**WHAT IS ASKED:** Take the lines from the one with "Output the component" through the one with "YAxis, CartesianGrid, Label", both ends kept, and reproduce them exactly without the pictures.

------ INFORMATION SHOWN ------

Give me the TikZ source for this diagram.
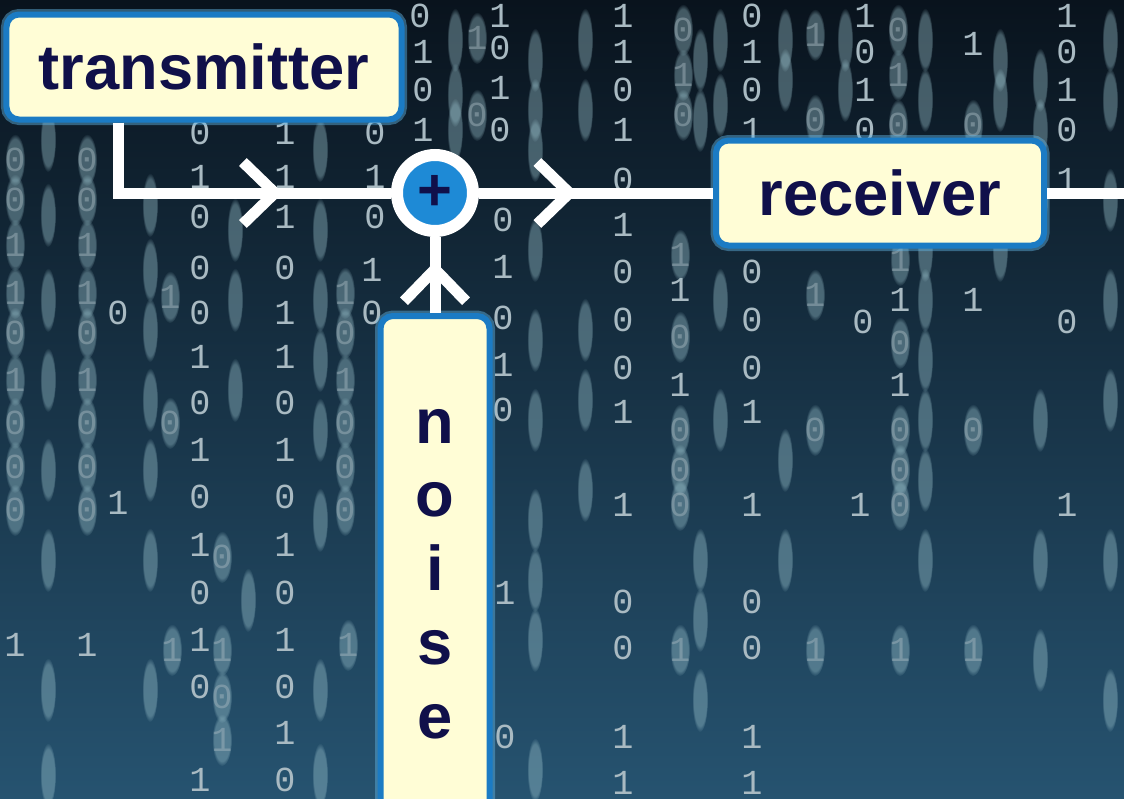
\documentclass[tikz,border=0pt]{standalone}
\usepackage{fontspec}
\setmainfont{Liberation Sans}
\newfontfamily\bitfont{Liberation Mono}
\usetikzlibrary{arrows.meta,decorations.markings,fadings,calc}

\definecolor{bgtop}{HTML}{09131D}
\definecolor{bgmid}{HTML}{132D43}
\definecolor{bgbot}{HTML}{265370}
\definecolor{boxfill}{HTML}{FFFDD6}
\definecolor{boxblue}{HTML}{1B7BC4}
\definecolor{glowblue}{HTML}{63B6E6}
\definecolor{sumblue}{HTML}{1E8AD6}
\definecolor{navy}{HTML}{10104A}
\definecolor{bitgrey}{HTML}{A9BAC2}
\definecolor{streakblue}{HTML}{9CC4CE}

\begin{document}
\begin{tikzpicture}[x=0.2mm, y=-0.2mm,
	box/.style={rectangle, rounded corners=0.25cm, draw=boxblue, line width=0.12cm,
		fill=boxfill, text=navy, font=\fontsize{36}{42}\selectfont\bfseries,
		preaction={draw=glowblue, line width=0.22cm, opacity=0.45}},
	wire/.style={draw=white, line width=0.22cm},
	midarrow/.style={postaction={decorate}, decoration={markings,
		mark=at position #1 with {\arrow{Straight Barb[length=0.64cm, width=1.24cm]}}}},
	bit/.style={text=bitgrey, font=\fontsize{20}{20}\selectfont\bitfont},
	hazebit/.style={bit, opacity=0.45},
	streak/.style={fill=streakblue, opacity=0.4, path fading=circle with fuzzy edge 20 percent}]

	\useasboundingbox (0,0) rectangle (1124,799);
	\clip (0,0) rectangle (1124,799);
	\shade[top color=bgtop, middle color=bgmid, bottom color=bgbot] (0,0) rectangle (1124,799);

	% falling bits
	\foreach \x/\y in {48/140, 48/215, 48/300, 48/380, 48/470, 48/560, 48/690, 48/775,
			150/205, 150/270, 150/330, 150/400, 150/470, 150/560, 150/690,
			235/230, 235/300, 235/390, 248/600,
			320/90, 320/150, 320/230, 320/300, 320/360, 320/430, 320/520, 320/690, 320/775,
			455/40, 455/95, 455/130,
			535/60, 535/110, 535/150, 535/250, 535/340, 535/420, 535/520, 535/580, 535/640, 535/770,
			585/40, 585/110, 585/330, 585/400, 585/490,
			700/60, 700/120, 700/560, 700/620, 700/700,
			720/40, 720/105, 720/300, 720/420,
			785/40, 785/80, 785/170, 785/460, 785/560,
			845/40, 845/90,
			925/40, 925/100, 925/170, 925/250, 925/300, 925/360, 925/420, 925/480, 925/560,
			1000/60, 1000/100, 1000/250,
			1040/80, 1040/130, 1040/200, 1040/420, 1040/560, 1040/660,
			1110/40, 1110/100, 1110/200, 1110/300, 1110/400, 1110/560, 1110/700} {
		\fill[streak] (\x,\y) ellipse [x radius=8, y radius=32];
	}

	\foreach \x/\y/\d [count=\i] in {420/16/0, 500/16/1, 623/16/1, 752/16/0, 865/16/1, 1067/16/1,
			423/52/1, 500/48/0, 623/52/1, 752/52/1, 865/52/0, 973/44/1, 1067/52/0,
			423/90/0, 500/88/1, 623/90/0, 752/90/0, 865/90/1, 1067/90/1,
			423/130/1, 500/130/0, 623/130/1, 752/130/1, 865/130/0, 1067/130/0,
			200/133/0, 285/133/1, 375/133/0,
			200/177/1, 285/177/1, 375/177/1, 623/180/0, 1067/180/1,
			200/217/0, 285/217/1, 375/217/0, 503/220/0, 623/225/1,
			200/268/0, 285/268/0, 372/270/1, 503/267/1, 623/272/0, 752/272/0, 680/290/1, 900/300/1, 973/300/1,
			118/313/0, 200/313/0, 285/313/1, 372/313/0, 503/318/0, 623/320/0, 752/320/0, 863/322/0, 1067/322/0,
			200/357/1, 285/357/1, 503/365/1, 623/368/0, 752/368/0, 680/385/1, 900/385/1,
			200/403/0, 285/403/0, 503/410/0, 623/412/1, 752/412/1,
			200/450/1, 285/450/1,
			200/497/0, 285/497/0, 118/503/1, 623/505/1, 752/505/1, 860/505/1, 1067/505/1,
			200/545/1, 285/545/1,
			200/593/0, 285/593/0, 505/593/1, 623/602/0, 752/602/0,
			15/645/1, 87/645/1, 200/640/1, 285/640/1, 623/648/0, 752/648/0,
			200/687/0, 285/687/0,
			285/733/1, 505/737/0, 623/737/1, 752/737/1,
			200/780/1, 285/780/0, 623/783/1, 752/783/1} {
		\node[bit] (bit\i) at (\x,\y) {\d};
	}

	\foreach \x/\y/\d [count=\i] in {15/160/0, 15/200/0, 15/245/1, 15/293/1, 15/333/0, 15/380/1,
			15/423/0, 15/467/0, 15/510/0,
			87/160/0, 87/200/0, 87/245/1, 87/293/1, 87/333/0, 87/380/1, 87/423/0, 87/467/0, 87/510/0,
			170/297/1, 170/423/0, 172/650/1, 222/557/0, 222/650/1, 222/697/0, 222/740/1,
			345/293/1, 345/333/0, 345/380/1, 345/423/0, 345/467/0, 345/510/0, 348/645/1,
			477/38/1, 477/115/0, 683/30/0, 683/75/1, 683/115/0, 815/35/1, 815/120/0,
			898/30/0, 898/75/1, 898/125/0, 973/125/0,
			680/255/1, 680/337/0, 680/430/0, 680/470/0, 680/505/0, 680/650/1,
			815/295/1, 815/430/0, 815/650/1,
			900/260/1, 900/343/0, 900/430/0, 900/470/0, 900/505/0, 900/650/1,
			973/430/0, 973/650/1} {
		\fill[streak] (\x,\y) ellipse [x radius=10, y radius=26];
		\node[hazebit] (haze\i) at (\x,\y) {\d};
	}

	\path (204,67) node[box, minimum width=7.9cm, minimum height=2.1cm] (tx) {transmitter}
		(435,193) node[circle, fill=sumblue, draw=white, line width=0.24cm, minimum size=1.52cm,
			inner sep=0pt, text=navy, font=\fontsize{34}{34}\selectfont\bfseries] (sum) {+}
		(880,193) node[box, minimum width=6.56cm, minimum height=2.1cm] (rx) {receiver}
		(435,313) node[box, anchor=north, minimum width=2.18cm, inner ysep=1.86cm, align=center] (noise)
			{n\\o\\i\\s\\e};

	\coordinate (bend) at (118,193);
	\coordinate (out) at (1124,193);

	\draw[wire, midarrow=0.685] (tx.south -| bend) -- (bend) -- (sum);
	\draw[wire, midarrow=0.42] (sum) -- (rx);
	\draw[wire] (rx) -- (out);
	\draw[wire, midarrow=0.68] (noise) -- (sum);
\end{tikzpicture}
\end{document}
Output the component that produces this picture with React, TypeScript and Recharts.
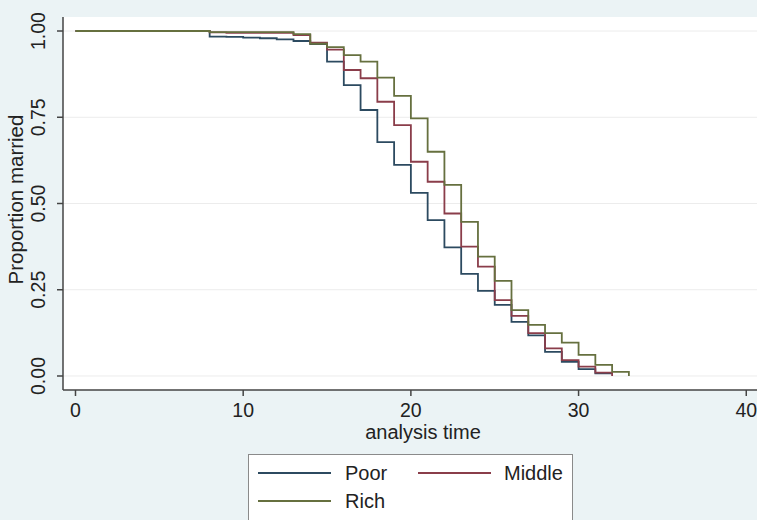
import React from 'react';
import { LineChart, Line, XAxis, YAxis, CartesianGrid, Label } from 'recharts';

const times = [0, 1, 2, 3, 4, 5, 6, 7, 8, 9, 10, 11, 12, 13, 14, 15, 16, 17, 18, 19, 20, 21, 22, 23, 24, 25, 26, 27, 28, 29, 30, 31, 32, 33];
const poor = [1, 1, 1, 1, 1, 1, 1, 1, 0.984, 0.983, 0.981, 0.979, 0.976, 0.971, 0.962, 0.911, 0.843, 0.771, 0.678, 0.612, 0.531, 0.452, 0.373, 0.296, 0.247, 0.206, 0.157, 0.118, 0.07, 0.041, 0.02, 0.008, 0.008];
const middle = [1, 1, 1, 1, 1, 1, 1, 1, 0.996, 0.995, 0.995, 0.995, 0.995, 0.988, 0.966, 0.946, 0.887, 0.863, 0.795, 0.727, 0.621, 0.563, 0.471, 0.375, 0.317, 0.22, 0.174, 0.124, 0.08, 0.046, 0.027, 0.01, 0];
const rich = [1, 1, 1, 1, 1, 1, 1, 1, 0.997, 0.997, 0.997, 0.997, 0.997, 0.991, 0.963, 0.953, 0.93, 0.911, 0.865, 0.812, 0.747, 0.65, 0.554, 0.447, 0.346, 0.276, 0.191, 0.148, 0.124, 0.097, 0.061, 0.032, 0.012, 0];
const xTicks = [0, 10, 20, 30, 40];
const yTicks = [0, 0.25, 0.5, 0.75, 1];
const seriesNames = ['Poor', 'Middle', 'Rich'];
const seriesKeys = ['poor', 'middle', 'rich'];
const seriesColors = ['#2c4a60', '#8a3d4a', '#66703f'];
const xTitle = 'analysis time';
const yTitle = 'Proportion married';

const FONT = '"Liberation Sans", Arial, Helvetica, sans-serif';

const pick = (arr: number[], i: number) => (i < arr.length ? arr[i] : null);
const data = times.map((t, i) => ({ t, poor: pick(poor, i), middle: pick(middle, i), rich: pick(rich, i) }));

const YTick = (props: any) => {
  const { x, y, payload } = props;
  const bx = x - 10;
  return (
    <text x={bx} y={y} transform={`rotate(-90, ${bx}, ${y})`} textAnchor="middle" fontSize={19.5} fill="#222" fontFamily={FONT}>
      {Number(payload.value).toFixed(2)}
    </text>
  );
};

const YTitle = (props: any) => {
  const vb = props.viewBox || { x: 0, y: 0, width: 63, height: 373 };
  const cx = vb.x + 23;
  const cy = vb.y + vb.height / 2 - 4;
  return (
    <text x={cx} y={cy} transform={`rotate(-90, ${cx}, ${cy})`} textAnchor="middle" fontSize={20.5} fill="#222" fontFamily={FONT}>
      {yTitle}
    </text>
  );
};

export default function App() {
  return (
    <div style={{ position: 'absolute', left: 0, top: 0, width: 757, height: 520, background: '#ebf3f5', overflow: 'hidden' }}>
      <LineChart width={757} height={520} data={data} margin={{ top: 17, right: 0, left: 0, bottom: 0 }}>
        <CartesianGrid vertical={false} horizontal={true} stroke="#ececec" fill="#ffffff" horizontalValues={yTicks} />
        <XAxis
          type="number"
          dataKey="t"
          domain={[-0.745, 40.64]}
          allowDataOverflow
          ticks={xTicks}
          height={130}
          tickSize={6}
          tickMargin={7}
          stroke="#444"
          strokeWidth={1.5}
          tick={{ fontSize: 19.5, fill: '#222', fontFamily: FONT }}
          interval={0}
        >
          <Label value={xTitle} position="insideTop" offset={35} dx={13} style={{ fontSize: 20, fill: '#222', fontFamily: FONT }} />
        </XAxis>
        <YAxis
          type="number"
          domain={[-0.0406, 1.0406]}
          allowDataOverflow
          ticks={yTicks}
          width={63}
          tickSize={6}
          stroke="#444"
          strokeWidth={1.5}
          tick={<YTick />}
          interval={0}
        >
          <Label content={<YTitle />} position="insideLeft" />
        </YAxis>
        {seriesKeys.map((k, i) => (
          <Line
            key={k}
            type="stepAfter"
            dataKey={k}
            name={seriesNames[i]}
            stroke={seriesColors[i]}
            strokeWidth={1.8}
            dot={false}
            activeDot={false}
            isAnimationActive={false}
            connectNulls={false}
          />
        ))}
      </LineChart>
      <div
        style={{
          position: 'absolute',
          left: 248,
          top: 454,
          width: 325,
          height: 90,
          background: '#ffffff',
          border: '1px solid #8a8a8a',
          boxSizing: 'border-box',
        }}
      >
        <svg width={325} height={90} style={{ position: 'absolute', left: -1, top: -1 }}>
          {[
            { i: 0, lx: 10, ly: 19, tx: 97 },
            { i: 1, lx: 170, ly: 19, tx: 256 },
            { i: 2, lx: 10, ly: 47, tx: 97 },
          ].map((e) => (
            <g key={e.i}>
              <line x1={e.lx} y1={e.ly} x2={e.lx + 73} y2={e.ly} stroke={seriesColors[e.i]} strokeWidth={1.8} />
              <text x={e.tx} y={e.ly} dominantBaseline="central" fontSize={20} fill="#222" fontFamily={FONT}>
                {seriesNames[e.i]}
              </text>
            </g>
          ))}
        </svg>
      </div>
    </div>
  );
}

------

**ANSWER TO THE EXERCISE:**
Output the component that produces this picture with React, TypeScript and Recharts.
import React from 'react';
import { LineChart, Line, XAxis, YAxis, CartesianGrid, Label } from 'recharts';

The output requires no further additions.